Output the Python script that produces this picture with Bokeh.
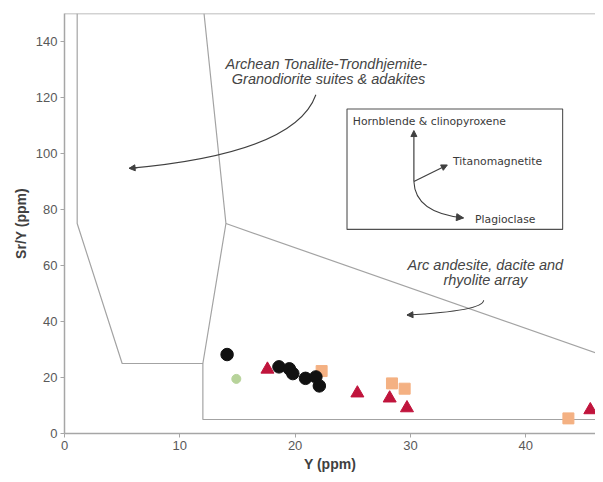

---

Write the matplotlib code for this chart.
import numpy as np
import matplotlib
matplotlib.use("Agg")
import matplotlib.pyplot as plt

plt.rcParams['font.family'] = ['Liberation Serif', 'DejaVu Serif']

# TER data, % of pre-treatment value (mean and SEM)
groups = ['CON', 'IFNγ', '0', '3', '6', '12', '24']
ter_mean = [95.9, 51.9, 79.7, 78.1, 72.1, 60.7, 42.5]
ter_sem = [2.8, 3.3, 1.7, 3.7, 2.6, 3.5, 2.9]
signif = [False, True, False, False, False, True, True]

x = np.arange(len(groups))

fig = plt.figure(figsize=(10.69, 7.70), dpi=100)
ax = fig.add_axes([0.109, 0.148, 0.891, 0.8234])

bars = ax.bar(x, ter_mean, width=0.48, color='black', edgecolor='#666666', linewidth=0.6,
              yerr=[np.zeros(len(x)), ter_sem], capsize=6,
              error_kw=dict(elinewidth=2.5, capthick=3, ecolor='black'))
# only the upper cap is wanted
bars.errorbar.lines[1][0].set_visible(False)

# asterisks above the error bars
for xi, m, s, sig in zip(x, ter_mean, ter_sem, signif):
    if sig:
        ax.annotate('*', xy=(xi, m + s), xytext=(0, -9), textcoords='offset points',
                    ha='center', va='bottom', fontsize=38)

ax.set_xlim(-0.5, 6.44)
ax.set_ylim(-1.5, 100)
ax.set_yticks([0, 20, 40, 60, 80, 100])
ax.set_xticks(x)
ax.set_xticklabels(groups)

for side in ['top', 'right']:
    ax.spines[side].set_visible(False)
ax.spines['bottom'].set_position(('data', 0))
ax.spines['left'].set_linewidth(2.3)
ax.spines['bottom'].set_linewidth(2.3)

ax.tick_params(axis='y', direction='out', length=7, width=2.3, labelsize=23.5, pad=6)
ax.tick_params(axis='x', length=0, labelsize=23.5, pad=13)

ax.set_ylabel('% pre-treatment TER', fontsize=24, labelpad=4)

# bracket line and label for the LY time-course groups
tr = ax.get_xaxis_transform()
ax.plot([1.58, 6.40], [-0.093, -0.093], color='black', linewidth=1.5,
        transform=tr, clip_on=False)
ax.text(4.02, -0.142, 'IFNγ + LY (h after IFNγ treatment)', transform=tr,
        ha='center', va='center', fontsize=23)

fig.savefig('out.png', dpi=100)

Work to be completed. Give back exactly the lines running from the line that contains "Write the matplotlib code for this chart." through the line that contains "ha='center', va='bottom', fontsize=38)", and nothing outside them.

Written reply.
Write the matplotlib code for this chart.
import numpy as np
import matplotlib
matplotlib.use("Agg")
import matplotlib.pyplot as plt

plt.rcParams['font.family'] = ['Liberation Serif', 'DejaVu Serif']

# TER data, % of pre-treatment value (mean and SEM)
groups = ['CON', 'IFNγ', '0', '3', '6', '12', '24']
ter_mean = [95.9, 51.9, 79.7, 78.1, 72.1, 60.7, 42.5]
ter_sem = [2.8, 3.3, 1.7, 3.7, 2.6, 3.5, 2.9]
signif = [False, True, False, False, False, True, True]

x = np.arange(len(groups))

fig = plt.figure(figsize=(10.69, 7.70), dpi=100)
ax = fig.add_axes([0.109, 0.148, 0.891, 0.8234])

bars = ax.bar(x, ter_mean, width=0.48, color='black', edgecolor='#666666', linewidth=0.6,
              yerr=[np.zeros(len(x)), ter_sem], capsize=6,
              error_kw=dict(elinewidth=2.5, capthick=3, ecolor='black'))
# only the upper cap is wanted
bars.errorbar.lines[1][0].set_visible(False)

# asterisks above the error bars
for xi, m, s, sig in zip(x, ter_mean, ter_sem, signif):
    if sig:
        ax.annotate('*', xy=(xi, m + s), xytext=(0, -9), textcoords='offset points',
                    ha='center', va='bottom', fontsize=38)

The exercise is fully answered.